[Rows from a dataset of charts and code]
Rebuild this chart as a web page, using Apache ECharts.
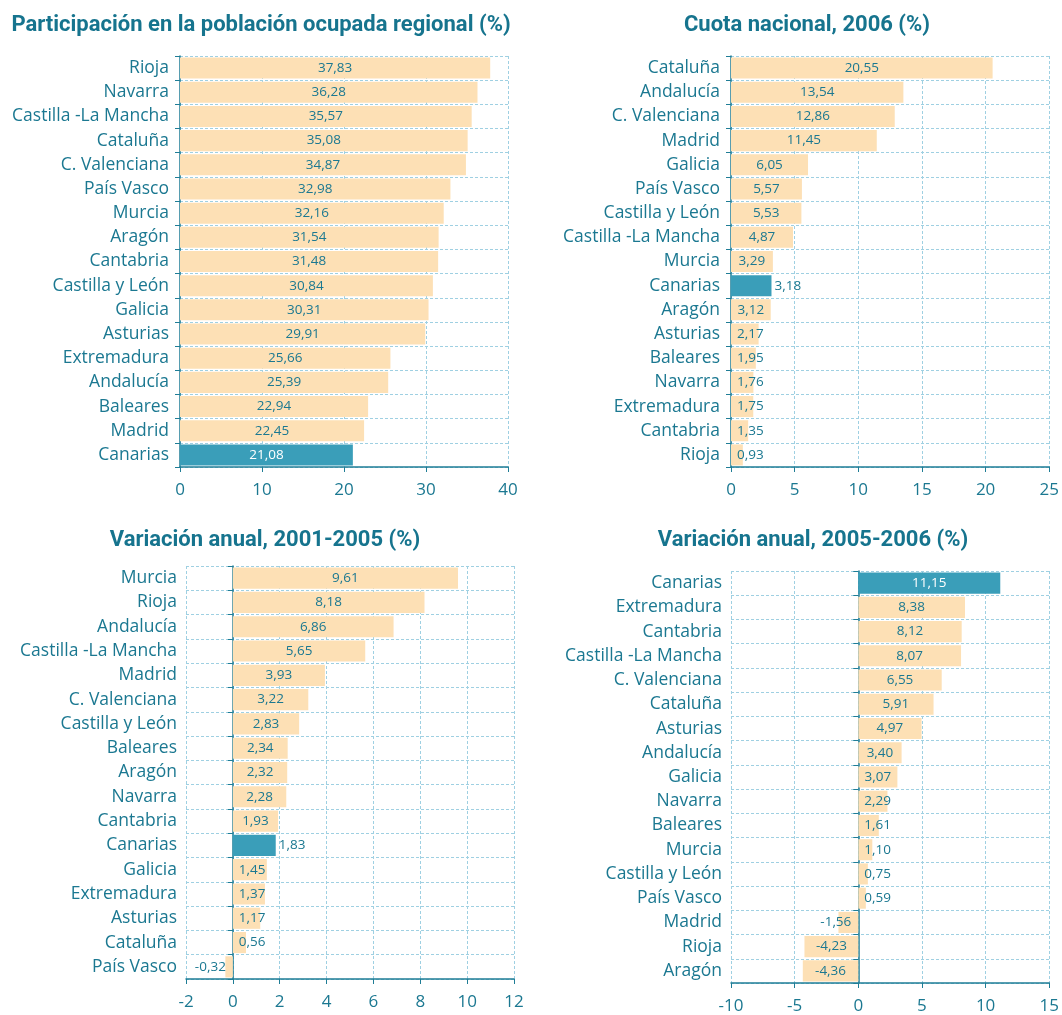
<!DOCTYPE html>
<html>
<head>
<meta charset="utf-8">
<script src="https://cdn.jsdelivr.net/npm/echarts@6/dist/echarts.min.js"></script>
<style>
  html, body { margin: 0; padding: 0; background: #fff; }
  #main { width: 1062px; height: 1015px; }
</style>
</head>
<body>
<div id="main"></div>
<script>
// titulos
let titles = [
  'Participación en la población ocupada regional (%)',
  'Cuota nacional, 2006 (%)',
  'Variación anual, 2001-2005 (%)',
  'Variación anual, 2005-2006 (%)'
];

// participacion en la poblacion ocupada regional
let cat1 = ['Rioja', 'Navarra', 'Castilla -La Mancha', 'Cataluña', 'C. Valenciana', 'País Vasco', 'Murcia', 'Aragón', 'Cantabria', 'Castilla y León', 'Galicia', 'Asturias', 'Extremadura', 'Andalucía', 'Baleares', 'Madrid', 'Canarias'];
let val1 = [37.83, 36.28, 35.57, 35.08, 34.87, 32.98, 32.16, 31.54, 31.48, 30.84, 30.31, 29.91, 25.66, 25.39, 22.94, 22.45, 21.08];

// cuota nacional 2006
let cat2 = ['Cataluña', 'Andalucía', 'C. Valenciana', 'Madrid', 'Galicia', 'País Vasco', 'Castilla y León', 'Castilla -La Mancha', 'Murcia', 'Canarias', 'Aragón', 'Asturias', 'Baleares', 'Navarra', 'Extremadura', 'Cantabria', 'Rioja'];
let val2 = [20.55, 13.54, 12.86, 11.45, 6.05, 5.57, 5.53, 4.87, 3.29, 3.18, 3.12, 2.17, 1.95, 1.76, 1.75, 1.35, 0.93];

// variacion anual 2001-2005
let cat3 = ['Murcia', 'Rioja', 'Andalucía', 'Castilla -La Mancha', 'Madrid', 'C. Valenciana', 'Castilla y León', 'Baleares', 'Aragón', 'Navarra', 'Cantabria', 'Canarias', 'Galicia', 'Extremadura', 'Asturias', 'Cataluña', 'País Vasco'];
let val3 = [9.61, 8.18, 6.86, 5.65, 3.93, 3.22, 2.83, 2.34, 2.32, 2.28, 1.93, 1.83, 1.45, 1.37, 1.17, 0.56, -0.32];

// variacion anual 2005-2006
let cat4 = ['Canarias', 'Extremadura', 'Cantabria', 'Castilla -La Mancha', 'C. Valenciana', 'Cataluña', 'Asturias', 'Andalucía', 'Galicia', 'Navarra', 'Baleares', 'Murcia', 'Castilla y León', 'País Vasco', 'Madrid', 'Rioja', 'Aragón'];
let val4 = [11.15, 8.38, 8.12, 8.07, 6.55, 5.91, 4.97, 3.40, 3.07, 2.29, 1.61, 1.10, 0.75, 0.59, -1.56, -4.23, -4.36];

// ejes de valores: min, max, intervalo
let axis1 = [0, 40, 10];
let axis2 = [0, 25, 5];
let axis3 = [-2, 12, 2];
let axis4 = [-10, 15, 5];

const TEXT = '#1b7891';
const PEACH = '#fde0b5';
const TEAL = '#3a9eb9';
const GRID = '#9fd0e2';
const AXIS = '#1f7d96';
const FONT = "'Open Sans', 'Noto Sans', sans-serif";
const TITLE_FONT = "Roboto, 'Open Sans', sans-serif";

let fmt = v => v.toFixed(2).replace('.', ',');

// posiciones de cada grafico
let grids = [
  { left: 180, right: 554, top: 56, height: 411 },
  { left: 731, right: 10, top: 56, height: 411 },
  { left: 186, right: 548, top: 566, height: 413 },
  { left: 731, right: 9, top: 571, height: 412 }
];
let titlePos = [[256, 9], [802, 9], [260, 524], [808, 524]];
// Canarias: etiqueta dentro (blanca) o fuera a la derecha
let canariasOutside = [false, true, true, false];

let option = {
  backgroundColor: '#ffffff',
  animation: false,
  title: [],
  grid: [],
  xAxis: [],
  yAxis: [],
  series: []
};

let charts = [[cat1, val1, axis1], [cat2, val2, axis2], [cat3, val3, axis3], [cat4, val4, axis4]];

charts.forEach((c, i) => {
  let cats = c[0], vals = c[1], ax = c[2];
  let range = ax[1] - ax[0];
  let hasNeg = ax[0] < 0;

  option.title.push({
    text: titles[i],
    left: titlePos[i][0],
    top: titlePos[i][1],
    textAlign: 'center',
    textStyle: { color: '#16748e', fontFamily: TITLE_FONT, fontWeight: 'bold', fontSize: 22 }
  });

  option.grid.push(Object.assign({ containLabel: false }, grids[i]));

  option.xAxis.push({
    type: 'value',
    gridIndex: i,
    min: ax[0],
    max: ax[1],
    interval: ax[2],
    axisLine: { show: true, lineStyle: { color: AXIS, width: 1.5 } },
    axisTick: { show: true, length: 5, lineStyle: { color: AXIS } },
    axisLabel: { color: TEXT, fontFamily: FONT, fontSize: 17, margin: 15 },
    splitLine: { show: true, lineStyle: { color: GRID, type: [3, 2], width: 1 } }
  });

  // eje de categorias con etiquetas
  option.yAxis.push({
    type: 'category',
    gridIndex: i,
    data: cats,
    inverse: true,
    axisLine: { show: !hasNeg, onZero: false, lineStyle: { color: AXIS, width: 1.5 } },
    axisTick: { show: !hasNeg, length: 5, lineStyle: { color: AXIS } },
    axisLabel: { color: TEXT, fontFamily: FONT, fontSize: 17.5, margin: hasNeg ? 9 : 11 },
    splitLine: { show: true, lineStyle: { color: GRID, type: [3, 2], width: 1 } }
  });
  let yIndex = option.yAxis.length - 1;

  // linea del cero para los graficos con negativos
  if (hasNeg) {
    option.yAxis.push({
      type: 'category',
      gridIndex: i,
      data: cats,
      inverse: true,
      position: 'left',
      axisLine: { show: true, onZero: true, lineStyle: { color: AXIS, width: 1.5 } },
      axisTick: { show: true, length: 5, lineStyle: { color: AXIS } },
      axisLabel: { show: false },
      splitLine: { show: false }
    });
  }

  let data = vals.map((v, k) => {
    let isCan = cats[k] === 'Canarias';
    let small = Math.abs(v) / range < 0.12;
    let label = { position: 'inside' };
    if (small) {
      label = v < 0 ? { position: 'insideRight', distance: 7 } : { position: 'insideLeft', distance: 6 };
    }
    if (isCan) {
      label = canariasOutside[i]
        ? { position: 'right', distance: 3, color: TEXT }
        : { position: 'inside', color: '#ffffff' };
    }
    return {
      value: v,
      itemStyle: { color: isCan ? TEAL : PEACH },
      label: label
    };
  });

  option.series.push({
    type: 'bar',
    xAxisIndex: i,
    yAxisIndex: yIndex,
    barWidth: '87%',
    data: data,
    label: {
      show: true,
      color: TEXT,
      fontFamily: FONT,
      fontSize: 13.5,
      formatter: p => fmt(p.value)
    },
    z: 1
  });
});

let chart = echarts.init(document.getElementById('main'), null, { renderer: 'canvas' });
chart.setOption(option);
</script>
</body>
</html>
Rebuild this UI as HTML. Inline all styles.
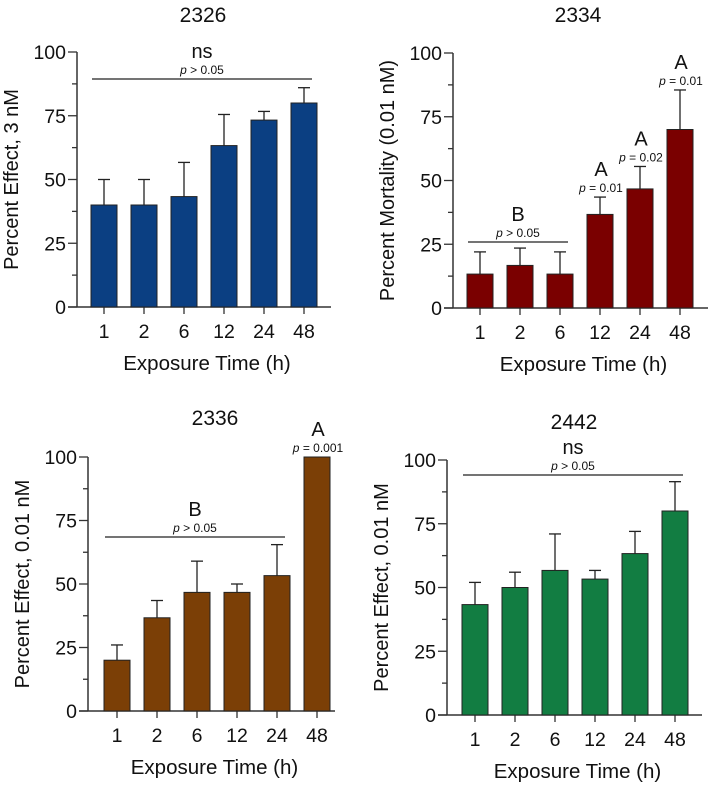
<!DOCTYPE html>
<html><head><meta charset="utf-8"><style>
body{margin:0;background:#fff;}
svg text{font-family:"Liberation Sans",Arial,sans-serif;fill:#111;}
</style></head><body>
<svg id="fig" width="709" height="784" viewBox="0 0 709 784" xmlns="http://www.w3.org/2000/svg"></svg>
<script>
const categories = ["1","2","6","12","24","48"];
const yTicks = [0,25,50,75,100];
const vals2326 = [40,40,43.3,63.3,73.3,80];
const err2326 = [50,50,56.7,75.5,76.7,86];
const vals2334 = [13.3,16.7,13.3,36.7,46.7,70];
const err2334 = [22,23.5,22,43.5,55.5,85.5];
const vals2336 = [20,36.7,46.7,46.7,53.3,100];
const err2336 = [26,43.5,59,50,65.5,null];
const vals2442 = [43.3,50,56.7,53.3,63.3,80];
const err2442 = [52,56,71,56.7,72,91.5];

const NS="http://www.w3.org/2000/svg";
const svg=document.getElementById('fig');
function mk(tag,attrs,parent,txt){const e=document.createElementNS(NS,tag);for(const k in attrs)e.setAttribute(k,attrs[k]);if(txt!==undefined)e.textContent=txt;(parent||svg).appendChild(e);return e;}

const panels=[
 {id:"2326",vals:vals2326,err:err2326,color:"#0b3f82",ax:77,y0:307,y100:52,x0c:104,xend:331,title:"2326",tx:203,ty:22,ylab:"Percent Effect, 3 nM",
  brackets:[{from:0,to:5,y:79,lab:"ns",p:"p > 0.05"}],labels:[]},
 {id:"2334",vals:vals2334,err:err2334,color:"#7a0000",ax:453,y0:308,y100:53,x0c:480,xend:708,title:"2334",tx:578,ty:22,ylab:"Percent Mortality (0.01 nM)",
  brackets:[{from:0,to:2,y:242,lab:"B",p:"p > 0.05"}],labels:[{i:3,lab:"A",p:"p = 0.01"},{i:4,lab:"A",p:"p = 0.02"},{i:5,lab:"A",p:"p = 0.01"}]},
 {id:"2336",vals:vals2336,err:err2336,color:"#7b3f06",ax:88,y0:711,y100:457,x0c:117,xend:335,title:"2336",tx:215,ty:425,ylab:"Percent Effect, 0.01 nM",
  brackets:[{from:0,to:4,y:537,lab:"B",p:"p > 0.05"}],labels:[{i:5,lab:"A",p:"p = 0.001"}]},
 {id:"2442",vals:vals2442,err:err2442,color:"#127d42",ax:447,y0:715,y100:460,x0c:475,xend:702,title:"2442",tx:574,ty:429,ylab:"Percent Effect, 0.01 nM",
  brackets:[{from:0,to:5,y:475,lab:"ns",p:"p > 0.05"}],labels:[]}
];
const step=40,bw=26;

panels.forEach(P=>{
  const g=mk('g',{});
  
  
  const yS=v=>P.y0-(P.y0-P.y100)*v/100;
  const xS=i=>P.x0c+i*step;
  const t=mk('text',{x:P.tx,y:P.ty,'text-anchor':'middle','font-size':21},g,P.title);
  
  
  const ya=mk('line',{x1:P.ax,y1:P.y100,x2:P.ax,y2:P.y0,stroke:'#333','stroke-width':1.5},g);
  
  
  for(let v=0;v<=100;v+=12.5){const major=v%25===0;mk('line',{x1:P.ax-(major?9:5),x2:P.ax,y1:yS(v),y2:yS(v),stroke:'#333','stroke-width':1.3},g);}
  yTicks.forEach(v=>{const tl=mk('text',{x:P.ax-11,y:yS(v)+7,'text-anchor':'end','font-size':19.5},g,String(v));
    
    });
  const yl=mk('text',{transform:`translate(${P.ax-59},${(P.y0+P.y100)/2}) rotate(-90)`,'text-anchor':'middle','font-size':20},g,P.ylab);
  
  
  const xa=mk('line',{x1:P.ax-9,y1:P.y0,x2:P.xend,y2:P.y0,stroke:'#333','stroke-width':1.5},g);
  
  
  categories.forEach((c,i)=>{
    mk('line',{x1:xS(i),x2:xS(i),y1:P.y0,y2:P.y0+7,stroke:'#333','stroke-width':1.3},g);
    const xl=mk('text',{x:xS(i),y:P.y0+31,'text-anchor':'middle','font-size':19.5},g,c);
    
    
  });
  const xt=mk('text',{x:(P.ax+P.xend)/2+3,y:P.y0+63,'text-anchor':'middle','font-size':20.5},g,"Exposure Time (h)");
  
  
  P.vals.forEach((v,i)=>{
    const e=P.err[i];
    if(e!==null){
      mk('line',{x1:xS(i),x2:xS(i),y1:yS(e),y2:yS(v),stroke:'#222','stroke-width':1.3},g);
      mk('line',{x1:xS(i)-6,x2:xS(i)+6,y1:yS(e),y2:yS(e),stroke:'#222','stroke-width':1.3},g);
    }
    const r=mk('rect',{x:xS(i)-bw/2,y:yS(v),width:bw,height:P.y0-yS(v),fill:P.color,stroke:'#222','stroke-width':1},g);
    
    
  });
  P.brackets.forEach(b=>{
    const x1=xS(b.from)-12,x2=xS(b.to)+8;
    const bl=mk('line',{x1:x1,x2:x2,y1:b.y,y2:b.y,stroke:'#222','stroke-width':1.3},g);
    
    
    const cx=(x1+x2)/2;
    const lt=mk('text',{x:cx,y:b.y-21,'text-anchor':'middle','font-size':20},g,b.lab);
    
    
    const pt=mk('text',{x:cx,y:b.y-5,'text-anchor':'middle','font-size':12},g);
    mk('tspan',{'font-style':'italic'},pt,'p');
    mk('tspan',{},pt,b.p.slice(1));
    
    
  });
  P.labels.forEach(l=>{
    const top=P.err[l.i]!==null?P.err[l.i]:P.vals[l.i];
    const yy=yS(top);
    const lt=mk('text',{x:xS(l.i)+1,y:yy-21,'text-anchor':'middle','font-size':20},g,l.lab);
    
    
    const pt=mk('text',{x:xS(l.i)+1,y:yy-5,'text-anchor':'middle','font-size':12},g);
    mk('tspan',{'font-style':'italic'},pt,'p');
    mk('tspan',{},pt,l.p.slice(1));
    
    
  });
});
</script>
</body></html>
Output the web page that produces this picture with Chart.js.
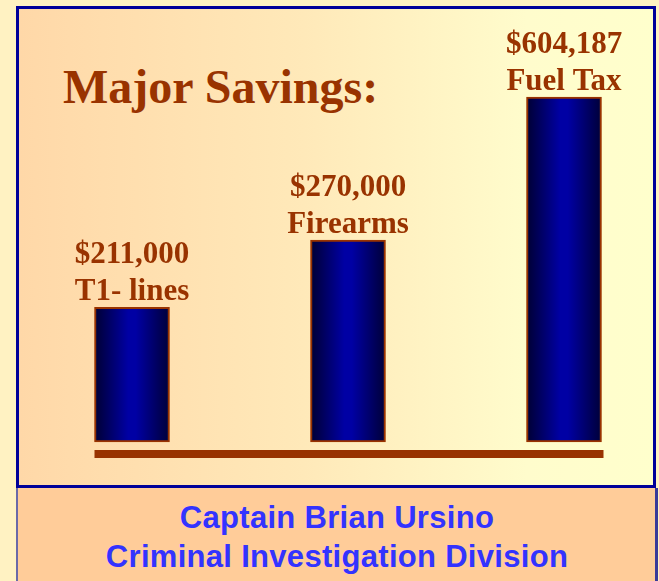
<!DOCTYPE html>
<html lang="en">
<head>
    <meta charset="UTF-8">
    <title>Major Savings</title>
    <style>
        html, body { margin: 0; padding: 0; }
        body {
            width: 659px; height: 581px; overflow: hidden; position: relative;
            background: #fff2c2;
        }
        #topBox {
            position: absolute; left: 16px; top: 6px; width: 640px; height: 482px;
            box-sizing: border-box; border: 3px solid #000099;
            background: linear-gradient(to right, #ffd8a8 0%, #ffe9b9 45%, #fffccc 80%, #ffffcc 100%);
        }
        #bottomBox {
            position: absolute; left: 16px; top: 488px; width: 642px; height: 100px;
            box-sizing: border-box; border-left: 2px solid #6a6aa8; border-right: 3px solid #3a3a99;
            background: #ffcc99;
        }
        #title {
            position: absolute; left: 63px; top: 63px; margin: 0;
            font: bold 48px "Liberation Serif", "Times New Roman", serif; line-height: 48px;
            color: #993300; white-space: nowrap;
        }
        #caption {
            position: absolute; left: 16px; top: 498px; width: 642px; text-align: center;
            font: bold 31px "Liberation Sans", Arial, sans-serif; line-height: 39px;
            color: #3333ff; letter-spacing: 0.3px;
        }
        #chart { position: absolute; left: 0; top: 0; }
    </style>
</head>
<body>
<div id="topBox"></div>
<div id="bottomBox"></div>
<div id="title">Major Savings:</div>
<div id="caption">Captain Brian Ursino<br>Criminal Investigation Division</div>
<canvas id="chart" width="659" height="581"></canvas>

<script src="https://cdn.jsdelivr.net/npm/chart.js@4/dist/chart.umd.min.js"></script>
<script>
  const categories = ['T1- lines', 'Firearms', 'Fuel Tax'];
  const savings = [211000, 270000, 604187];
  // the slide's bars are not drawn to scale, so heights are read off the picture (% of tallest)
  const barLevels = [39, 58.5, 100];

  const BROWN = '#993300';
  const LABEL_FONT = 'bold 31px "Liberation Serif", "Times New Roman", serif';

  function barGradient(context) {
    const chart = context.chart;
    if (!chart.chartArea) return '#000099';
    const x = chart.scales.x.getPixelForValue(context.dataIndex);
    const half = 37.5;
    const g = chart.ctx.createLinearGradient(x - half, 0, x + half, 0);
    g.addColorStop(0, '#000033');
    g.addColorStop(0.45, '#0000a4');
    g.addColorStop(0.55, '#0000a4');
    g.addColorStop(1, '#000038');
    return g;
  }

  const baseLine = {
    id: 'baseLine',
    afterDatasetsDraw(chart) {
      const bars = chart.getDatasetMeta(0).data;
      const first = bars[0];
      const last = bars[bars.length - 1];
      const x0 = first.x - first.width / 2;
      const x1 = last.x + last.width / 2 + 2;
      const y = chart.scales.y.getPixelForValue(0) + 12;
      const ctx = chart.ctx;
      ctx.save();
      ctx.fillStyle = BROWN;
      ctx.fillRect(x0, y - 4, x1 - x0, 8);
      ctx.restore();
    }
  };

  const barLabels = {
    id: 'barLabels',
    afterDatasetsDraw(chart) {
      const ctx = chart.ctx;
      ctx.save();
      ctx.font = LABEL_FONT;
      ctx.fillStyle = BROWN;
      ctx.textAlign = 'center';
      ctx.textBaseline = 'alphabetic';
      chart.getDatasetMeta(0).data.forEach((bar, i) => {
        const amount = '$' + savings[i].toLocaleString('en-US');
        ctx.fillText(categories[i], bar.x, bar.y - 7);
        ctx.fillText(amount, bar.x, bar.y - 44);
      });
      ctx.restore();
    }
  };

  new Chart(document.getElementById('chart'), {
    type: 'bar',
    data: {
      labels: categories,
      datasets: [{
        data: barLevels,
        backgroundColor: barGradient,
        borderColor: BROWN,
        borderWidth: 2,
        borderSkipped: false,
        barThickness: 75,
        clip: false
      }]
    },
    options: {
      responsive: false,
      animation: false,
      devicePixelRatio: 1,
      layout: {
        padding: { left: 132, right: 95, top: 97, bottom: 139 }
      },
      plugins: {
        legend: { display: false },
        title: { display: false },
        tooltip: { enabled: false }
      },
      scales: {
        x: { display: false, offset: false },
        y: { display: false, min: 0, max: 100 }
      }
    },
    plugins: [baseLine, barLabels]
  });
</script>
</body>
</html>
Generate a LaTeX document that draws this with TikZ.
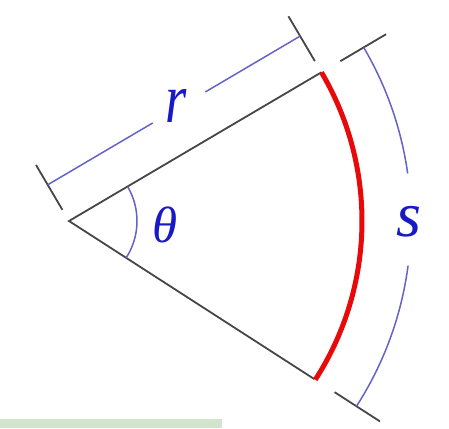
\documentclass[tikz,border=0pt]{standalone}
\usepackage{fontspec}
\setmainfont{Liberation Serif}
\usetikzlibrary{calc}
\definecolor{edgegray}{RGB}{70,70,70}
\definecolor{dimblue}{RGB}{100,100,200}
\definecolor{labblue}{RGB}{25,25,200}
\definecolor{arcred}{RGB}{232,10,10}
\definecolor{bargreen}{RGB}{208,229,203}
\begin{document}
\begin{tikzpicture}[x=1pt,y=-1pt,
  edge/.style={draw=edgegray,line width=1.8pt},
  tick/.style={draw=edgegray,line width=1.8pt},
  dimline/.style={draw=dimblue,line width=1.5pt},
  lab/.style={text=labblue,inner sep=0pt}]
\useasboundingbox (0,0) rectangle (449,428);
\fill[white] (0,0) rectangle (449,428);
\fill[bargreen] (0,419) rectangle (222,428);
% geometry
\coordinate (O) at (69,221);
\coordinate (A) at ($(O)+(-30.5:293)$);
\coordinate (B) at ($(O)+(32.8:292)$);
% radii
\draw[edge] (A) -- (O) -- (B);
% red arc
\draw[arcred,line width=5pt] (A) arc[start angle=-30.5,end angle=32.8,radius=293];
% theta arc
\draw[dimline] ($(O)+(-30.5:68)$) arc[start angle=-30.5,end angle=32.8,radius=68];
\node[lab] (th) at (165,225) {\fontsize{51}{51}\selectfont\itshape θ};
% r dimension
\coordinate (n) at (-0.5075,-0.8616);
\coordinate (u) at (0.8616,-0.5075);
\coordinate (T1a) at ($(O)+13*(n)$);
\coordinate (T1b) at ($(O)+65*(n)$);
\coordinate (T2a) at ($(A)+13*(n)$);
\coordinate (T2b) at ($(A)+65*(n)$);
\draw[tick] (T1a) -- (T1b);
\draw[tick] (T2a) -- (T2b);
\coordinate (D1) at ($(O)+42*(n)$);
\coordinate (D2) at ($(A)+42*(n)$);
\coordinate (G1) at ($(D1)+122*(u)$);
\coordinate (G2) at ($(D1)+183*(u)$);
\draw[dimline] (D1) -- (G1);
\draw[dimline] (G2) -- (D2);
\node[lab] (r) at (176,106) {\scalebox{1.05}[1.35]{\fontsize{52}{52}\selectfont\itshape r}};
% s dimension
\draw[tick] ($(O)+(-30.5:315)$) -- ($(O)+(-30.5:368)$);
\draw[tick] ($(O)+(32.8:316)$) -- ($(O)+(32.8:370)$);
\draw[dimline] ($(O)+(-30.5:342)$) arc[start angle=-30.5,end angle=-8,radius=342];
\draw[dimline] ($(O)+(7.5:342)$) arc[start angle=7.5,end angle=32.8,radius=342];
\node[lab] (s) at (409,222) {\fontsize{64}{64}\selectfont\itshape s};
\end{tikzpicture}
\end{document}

-- What is asked --
List every line above that holds the word "this".

-- Exercise solution --
Rebuild this chart as a web page, using Apache ECharts.
Rebuild this UI as HTML. Inline all styles.
Output the web page that produces this picture with Chart.js.
Generate a LaTeX document that draws this with TikZ.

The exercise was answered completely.